CfP: We Want More: Music / Sociology!; International Popular Music Studies Conference; Deadline: 1. Oktober 2025
CfP: We Want More: Music / Sociology!; International Popular Music Studies Conference; Deadline: 1. Oktober 2025
8-10. April 2026; Erasmus University Rotterdam
This conference focuses on the study of (popular) music from a sociological perspective. To that end, we invite a broad range of papers which explore music from different methodological and theoretical approaches and through diverse empirical data. We also welcome abstracts from our disciplinary friends, such as geography, cultural studies, and beyond. We want more!
WE [pronoun]
We are both members of society at large as well as actors in music ecosystems - as music makers, audience members, and academics. This conference therefore includes themes around both the production and the reception of music. We seek to examine the challenges of today’s music ecosystems (AI, inequality, precarity, sustainability, well-being) as well as societal challenges music can help solve through audience engagement (care, inclusion, societal change). Our aim is twofold: highlighting the rich variety of music sociology today and strengthening the relationships between researchers and music industry professionals to facilitate relevant and impact-driven music research.
WANT [verb]
We want a lot. We ask a lot - from ourselves, our favorite artists, and society. This raises urgent (sociological) questions about music: What do we want (taste, consumption)? How do we want it (live, through platforms or AR/VR)? What do we want to pay for it (fair pay, precarity)? How do we want to pay for it (crowdfunding, industry, patronage, subsidies)? And how do we want music to matter (activism, climate, commercialism, community, well-being)?
MORE [adverb]
More suggests abundance. More streams, more gigs, more genres, more money. But popular music is also characterized by more precarity, more inequality, more overburdened artists, more oversaturated audiences. This conference aims at bringing together researchers and industry professionals to reflect on these dynamics, paradoxes and challenges, sharing empirical work, and exploring exciting future avenues for the sociological study of music.
! [punctuation mark]
An exclamation mark screams urgency. We are all searching for collective effervescence, meaningful experiences, affective atmospheres. But how is this pursuit disrupted by forces such as technology (AI), commodification and platformization? And what are the possible consequences of these shifts? Among them are trends such as festivalization, a growing sense of diminished authenticity, and the prevalence of hope labour, where artists invest time and effort in uncertain opportunities, driven more by aspiration rather than guaranteed reward. In this continuously evolving field, popular music studies must confront the tensions between hope and disillusionment, performance and precariousness, creativity and capital, by critically engaging with the systems that shape who gets heard, how, and at what price.
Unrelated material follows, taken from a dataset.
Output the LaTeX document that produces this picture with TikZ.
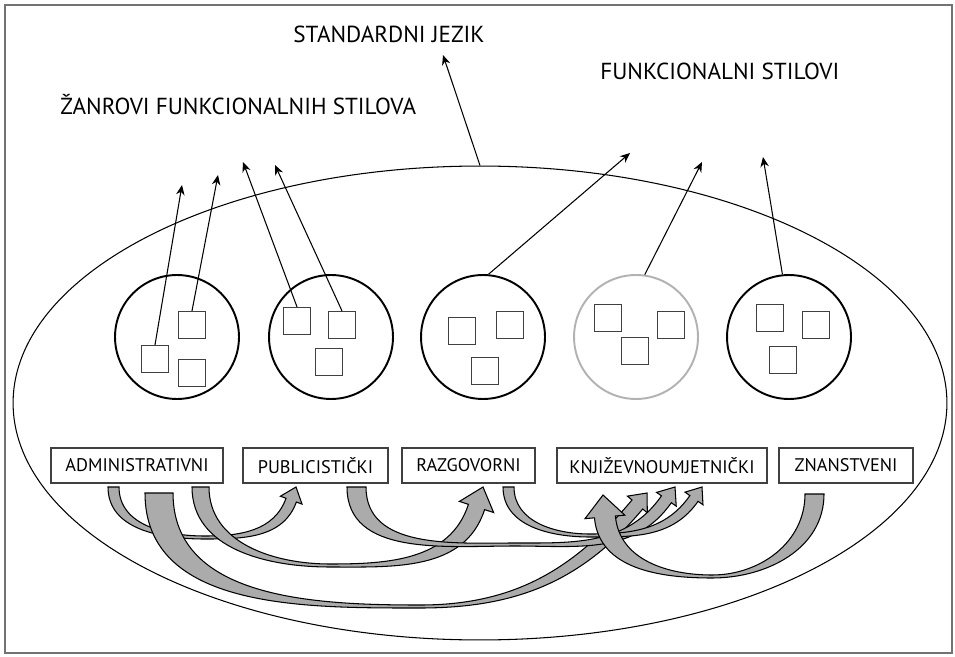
\documentclass[tikz,border=0pt]{standalone}
\usepackage{fontspec}
\setmainfont{PT Sans}
\usetikzlibrary{arrows.meta,shapes.geometric}

% curved broad arrow: tail outer, tail inner, lowest point, tip, head angle,
% shaft width, head width, head length, run direction (0 = to the right, 180 = to the left)
\newcommand{\fatarrow}[9]{%
  \pgfmathsetmacro\fain{#9+180}%
  \pgfmathsetmacro\faback{#5+180}%
  \path (#4) ++(\faback:#8) coordinate (fa-c);
  \path (fa-c) ++(#5-90:#6/2) coordinate (fa-ho)
        (fa-c) ++(#5+90:#6/2) coordinate (fa-hi)
        (fa-c) ++(#5-90:#7/2) coordinate (fa-wo)
        (fa-c) ++(#5+90:#7/2) coordinate (fa-wi)
        (#3) ++(0,3) coordinate (fa-bi);
  \draw[fatarr] (#1) to[out=-90,in=\fain] (#3) to[out=#9,in=\faback] (fa-ho)
     -- (fa-wo) -- (#4) -- (fa-wi) -- (fa-hi)
     to[out=\faback,in=#9] (fa-bi) to[out=\fain,in=-90] (#2) -- cycle;
}

\begin{document}
\begin{tikzpicture}[
    x=0.02cm, y=0.02cm,
    every node/.style={font=\fontsize{10.4}{12}\selectfont},
    ttl/.style={font=\fontsize{13.2}{15}\selectfont, anchor=base west, inner sep=0},
    grp/.style={circle, draw, line width=1.1pt, minimum size=2.48cm, inner sep=0},
    sq/.style={draw=black!75, line width=0.7pt, minimum size=0.54cm, inner sep=0},
    stl/.style={draw=black!75, line width=0.7pt, minimum height=0.7cm, inner sep=0},
    link/.style={line width=0.6pt, -{Stealth[length=2mm,width=1.7mm]}},
    fatarr/.style={draw=black, fill=black!33, line width=0.6pt},
]
\useasboundingbox (0,0) rectangle (955,656);
\draw[black!55, line width=0.8pt] (5,3) rectangle (952,651);

% ── Standardni jezik ──
\node[ellipse, draw, line width=0.6pt, minimum width=18.68cm, minimum height=9.48cm, inner sep=0] (ell) at (480,253) {};

% ── Naslovi ──
\node[ttl] (tstd) at (293,613) {STANDARDNI JEZIK};
\node[ttl] (tzan) at (60,541) {ŽANROVI FUNKCIONALNIH STILOVA};
\node[ttl] (tfun) at (600,576) {FUNKCIONALNI STILOVI};

% ── Funkcionalni stilovi s žanrovima ──
\node[grp] (c1) at (177,319) {};
\node[grp] (c2) at (331,319) {};
\node[grp] (c3) at (483,319) {};
\node[grp, draw=black!30] (c4) at (636,319) {};
\node[grp] (c5) at (789,319) {};

\node[sq] (s11) at (155,297) {};
\node[sq] (s12) at (192,331) {};
\node[sq] (s13) at (192,283) {};
\node[sq] (s21) at (297,335) {};
\node[sq] (s22) at (342,331) {};
\node[sq] (s23) at (329,294) {};
\node[sq] (s31) at (462,325) {};
\node[sq] (s32) at (510,331) {};
\node[sq] (s33) at (485,285) {};
\node[sq] (s41) at (608,338) {};
\node[sq] (s42) at (671,331) {};
\node[sq] (s43) at (635,305) {};
\node[sq] (s51) at (770,338) {};
\node[sq] (s52) at (816,331) {};
\node[sq] (s53) at (783,296) {};

% ── Nazivi stilova ──
\node[stl, minimum width=3.44cm] (adm) at (137,190.5) {ADMINISTRATIVNI};
\node[stl, minimum width=2.90cm] (pub) at (315.5,190.5) {PUBLICISTIČKI};
\node[stl, minimum width=2.66cm] (raz) at (468.5,190.5) {RAZGOVORNI};
\node[stl, minimum width=4.20cm] (knj) at (662,190.5) {KNJIŽEVNOUMJETNIČKI};
\node[stl, minimum width=2.68cm] (zna) at (846,190.5) {ZNANSTVENI};

% ── Strelice prema naslovima ──
\coordinate (t11) at (182,471);
\coordinate (t12) at (218,481);
\coordinate (t21) at (243,494);
\coordinate (t22) at (275,491);
\coordinate (t3) at (630,503);
\coordinate (t4) at (702,494);
\coordinate (t5) at (763,499);
\coordinate (tj) at (443,601);
\draw[link] (s11.north) -- (t11);
\draw[link] (s12.north) -- (t12);
\draw[link] (s21.north) -- (t21);
\draw[link] (s22.north) -- (t22);
\draw[link] (c3.85) -- (t3);
\draw[link] (c4.82) -- (t4);
\draw[link] (c5.96) -- (t5);
\draw[link] (ell.north) -- (tj);

% ── Prožimanje stilova ──
\fatarrow{108,169}{119,169}{205,117}{296,169}{70}{11}{23}{14}{0}
\fatarrow{145,163}{173,163}{420,48}{647,163}{50}{14}{26}{15}{0}
\fatarrow{192,169}{209,169}{330,89}{483,169}{72}{17}{36}{21}{0}
\fatarrow{347,169}{366,169}{515,110}{675,169}{55}{12}{24}{15}{0}
\fatarrow{503,169}{514,169}{590,119}{702,169}{55}{10}{22}{14}{0}
\fatarrow{824,162}{805,162}{712,78}{603,161}{95}{-21}{-40}{22}{180}
\end{tikzpicture}
\end{document}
To reflect this wide scope of concerns, we invite papers along the following themes:
AI, streaming, algorithms, and the platformization of music
Music, care, health and well-being
Production, labour, and careers in the music industry
Audience (live) experiences, taste and consumption in music
Social inequalities, cultural representation, and coloniality in music
Sustainable and resilient music ecosystems and its policy implications
Music education, learning and professionalization
The political economy of music industries and music business
Music, urban space, nightlife
Music, activism, and social change
Music from the ‘margins’, de-westernizing music sociology
ABSTRACTS
Please email abstracts of max. 300 words in English (including a research question, theoretical approach, methodology, [preliminary] findings together with a short bio (50 words), including name, institutional affiliation and position, and email addresses, to: rpms[at]eur[dot]nl. Please also include the theme(s) to which your abstract speaks most.
Abstract deadline: October 1, 2025. Participants will receive notifications of acceptance by November 1, 2025.